Two years later, in 1927, Palmer joined the Stamps Quartet
with his brothers J. E. and Roy. This soon became the
famous Stamps All-Star Quartet with Frank Stamps singing
the bass. The group made records for Victor in 1927 and
1928, but the Depression separated them, and Palmer spent
1930 through 1933 in Kentucky teaching singing schools,
singing for religious meetings, and working with the
Sunshine Quartet.
On June 21, 1929, he married Lena Bandy of Scottsville, KY,
and that same year was baptized into Christ by Clarence
Williams at Hugo, OK. Later, Lena was baptize by G. K.
Wallace at Wheeler, TX. In 1935, Wheeler joined the Vaughan
Quartet and sang first tenor in this famous group with
Keiffer Vaughan, John Cook, and Jim Waits for nearly three
and a half years, gaining the distinctive title of "The
Golden Voice Tenor of Tennessee" in the middle 1930s, but
left to teach music in the public schools.
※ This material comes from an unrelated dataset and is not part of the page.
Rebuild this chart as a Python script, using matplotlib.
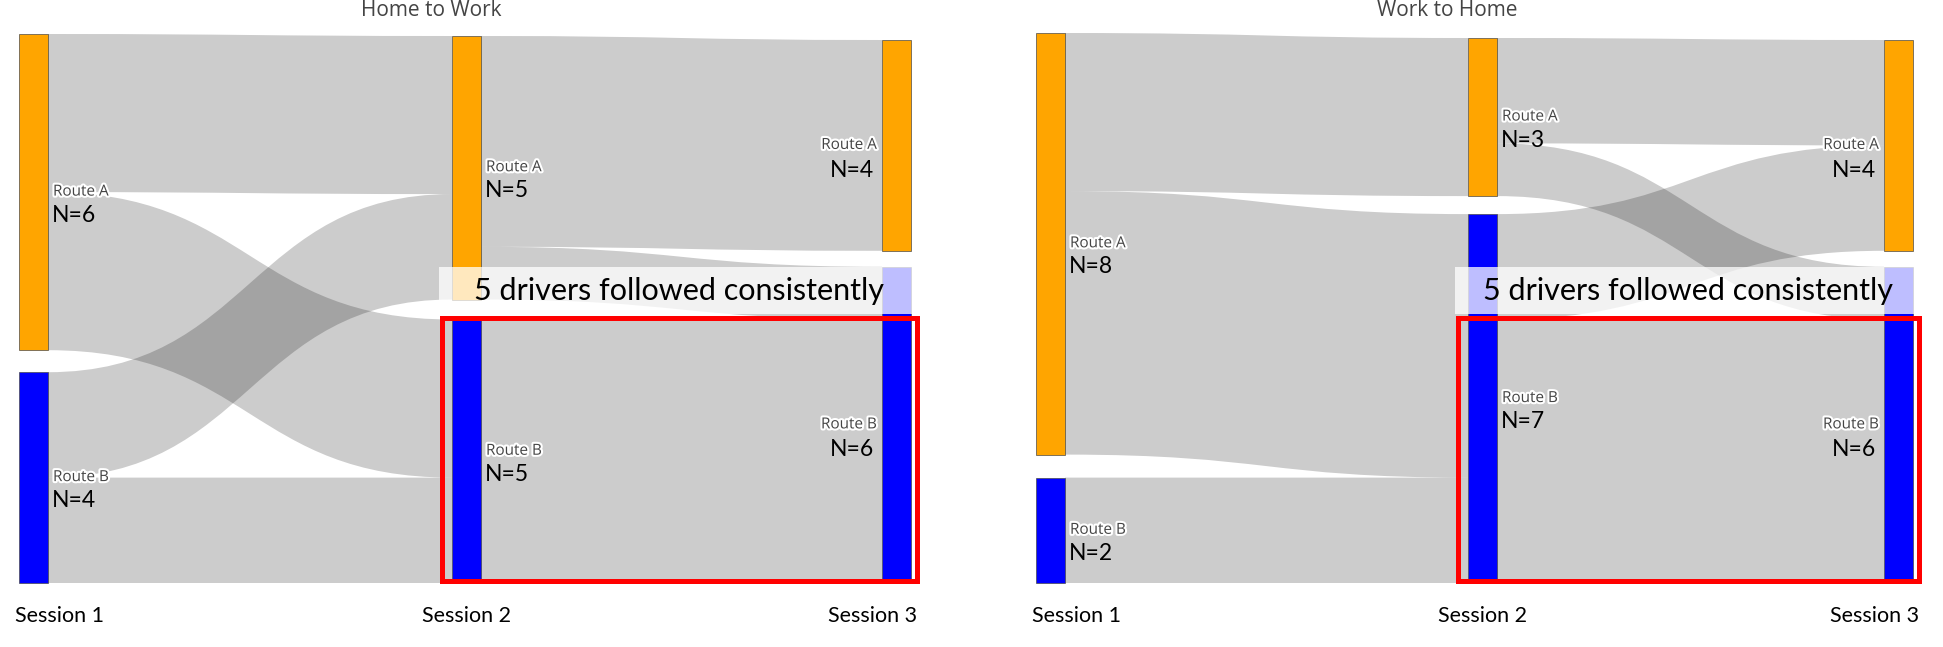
import matplotlib.pyplot as plt
from matplotlib.path import Path
from matplotlib.patches import PathPatch, Rectangle
import matplotlib.patheffects as pe

titles = ["Home to Work", "Work to Home"]
sessions = ["Session 1", "Session 2", "Session 3"]
routes = ["Route A", "Route B"]
route_colors = ["#FFA500", "#0000FF"]

# drivers moving between sessions: rows = from Route A/B, cols = to Route A/B
hw_s1_s2 = [[3, 3], [2, 2]]
hw_s2_s3 = [[4, 1], [0, 5]]
wh_s1_s2 = [[3, 5], [0, 2]]
wh_s2_s3 = [[2, 1], [2, 5]]
flows = [[hw_s1_s2, hw_s2_s3], [wh_s1_s2, wh_s2_s3]]
consistent = [5, 5]
note = "5 drivers followed consistently"

# layout (pixels, y down)
W, H = 1943, 647
col_x = [[19, 452, 882], [1036, 1468, 1884]]
col_top = [[34, 36, 40], [33, 38, 40]]
title_x = [431, 1447]
node_w = 29
bottom = 583
unit = 52.7

fig = plt.figure(figsize=(W / 100, H / 100), dpi=100)
ax = fig.add_axes([0, 0, 1, 1])
ax.set_xlim(0, W)
ax.set_ylim(H, 0)
ax.axis('off')

ann_font = ['Lato', 'DejaVu Sans']
lab_font = ['Open Sans', 'DejaVu Sans']
halo = [pe.withStroke(linewidth=3, foreground='white')]

for p in range(2):
    m1, m2 = flows[p]
    # node values per session column
    vals = [[sum(r) for r in m1],
            [m1[0][j] + m1[1][j] for j in range(2)],
            [m2[0][j] + m2[1][j] for j in range(2)]]
    ys = []
    for c in range(3):
        tot = sum(vals[c]) * unit
        pad = (bottom - col_top[p][c] - tot) / (len(vals[c]) - 1)
        y = col_top[p][c]
        col = []
        for v in vals[c]:
            col.append((y, y + v * unit))
            y = y + v * unit + pad
        ys.append(col)

    # links
    for c, m in enumerate([m1, m2]):
        out_off = [n[0] for n in ys[c]]
        in_off = [n[0] for n in ys[c + 1]]
        x0 = col_x[p][c] + node_w
        x1 = col_x[p][c + 1]
        xm = (x0 + x1) / 2
        for i in range(2):
            for j in range(2):
                v = m[i][j]
                if v == 0:
                    continue
                h = v * unit
                s0, t0 = out_off[i], in_off[j]
                s1, t1 = s0 + h, t0 + h
                verts = [(x0, s0), (xm, s0), (xm, t0), (x1, t0),
                         (x1, t1), (xm, t1), (xm, s1), (x0, s1), (x0, s0)]
                codes = [Path.MOVETO, Path.CURVE4, Path.CURVE4, Path.CURVE4,
                         Path.LINETO, Path.CURVE4, Path.CURVE4, Path.CURVE4,
                         Path.CLOSEPOLY]
                ax.add_patch(PathPatch(Path(verts, codes), fc=(0, 0, 0, 0.2),
                                       lw=0, zorder=1))
                out_off[i] += h
                in_off[j] += h

    # nodes and labels
    for c in range(3):
        for k, (y0, y1) in enumerate(ys[c]):
            x = col_x[p][c]
            ax.add_patch(Rectangle((x, y0), node_w, y1 - y0, fc=route_colors[k],
                                   ec=(0.27, 0.27, 0.27, 0.8), lw=0.6, zorder=2))
            yc = (y0 + y1) / 2
            n_txt = "N=%d" % vals[c][k]
            if c < 2:
                ax.text(x + node_w + 5, yc, routes[k], ha='left', va='center',
                        fontsize=11, color='#444', family=lab_font,
                        path_effects=halo, zorder=5)
                ax.text(x + node_w + 4, yc + 23, n_txt, ha='left', va='center',
                        fontsize=16.5, color='black', family=ann_font, zorder=5)
            else:
                ax.text(x - 5, yc, routes[k], ha='right', va='center',
                        fontsize=11, color='#444', family=lab_font,
                        path_effects=halo, zorder=5)
                ax.text(x - 8, yc + 25, n_txt, ha='right', va='center',
                        fontsize=16.5, color='black', family=ann_font, zorder=5)

    # session labels
    ax.text(col_x[p][0] - 4, 616, sessions[0], ha='left', va='center',
            fontsize=15.5, family=ann_font)
    ax.text(col_x[p][1] + node_w / 2, 616, sessions[1], ha='center', va='center',
            fontsize=15.5, family=ann_font)
    ax.text(col_x[p][2] + node_w + 6, 616, sessions[2], ha='right', va='center',
            fontsize=15.5, family=ann_font)

    ax.text(title_x[p], 11, titles[p], ha='center', va='center', fontsize=15,
            color='#444', family=lab_font)

    # highlight of drivers who kept route B
    bx0 = col_x[p][1] - 10.5
    bx1 = col_x[p][2] + node_w + 5.5
    by0 = bottom - consistent[p] * unit - 1.5
    ax.add_patch(Rectangle((bx0, by0), bx1 - bx0, bottom - 2.5 - by0, fill=False,
                           ec='red', lw=3.6, zorder=6))
    ax.add_patch(Rectangle((bx0 - 2.5, by0 - 51), bx1 - bx0 + 5, 47,
                           fc=(1, 1, 1, 0.75), lw=0, zorder=4))
    ax.text((bx0 + bx1) / 2, by0 - 27, note, ha='center', va='center',
            fontsize=22, family=ann_font, zorder=7)

fig.savefig('out.png', dpi=100)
For two years, Wheeler was Director of Music at
Freed-Hardeman College, but left that work to go into
fulltime evangelistic song leading. After that, he taught
in more than 500 singing schools, and led singing in
meetings with N. B. Hardeman, G. C. Brewer, E. R. Harper,
and Foye E. Wallace, Jr. This work took him into 27 states
from San Francisco, CA, to Washington, DC.
Credited with more than fifty songs, many of them for
children, Wheeler edited a 1955 book Youth Melodies and
Action Songs, with 148 selections, "designed for the
edification of our youth, to be used especially in Vacation
Bible Schools, Singing Schools, Song Drills and Chorus
Work." The song of which he said that he was the proudest
was the books of the New Testament which he set to music. I
can also recall singing this song frequently in Bible
classes and vacation Bible schools, and even now whenever I
say the books of the New Testament, its melody still runs
through my mind. "Matthew, Mark, Luke, and John; Acts, and
the letter to the Romans...." The Great Christian Hymnal
No. 2, edited by Tillit S. Teddlie, contains another song
by Wheeler entitled "Unity in Christ," which also had
appeared in Youth Melodies and Action Songs.
A 1970 invitation song by Wheeler, "Tomorrow May Be Too
Late," was included in Alton H. Howard's 1971 Songs of the
Church and has become fairly popular. For many years,
Wheeler lived in Dallas, TX, until his death there on Jan.
8, 1983. His son, Tommy Wheeler, born 1931, and a cousin,
Max Wheeler, born in 1932, are also songwiters.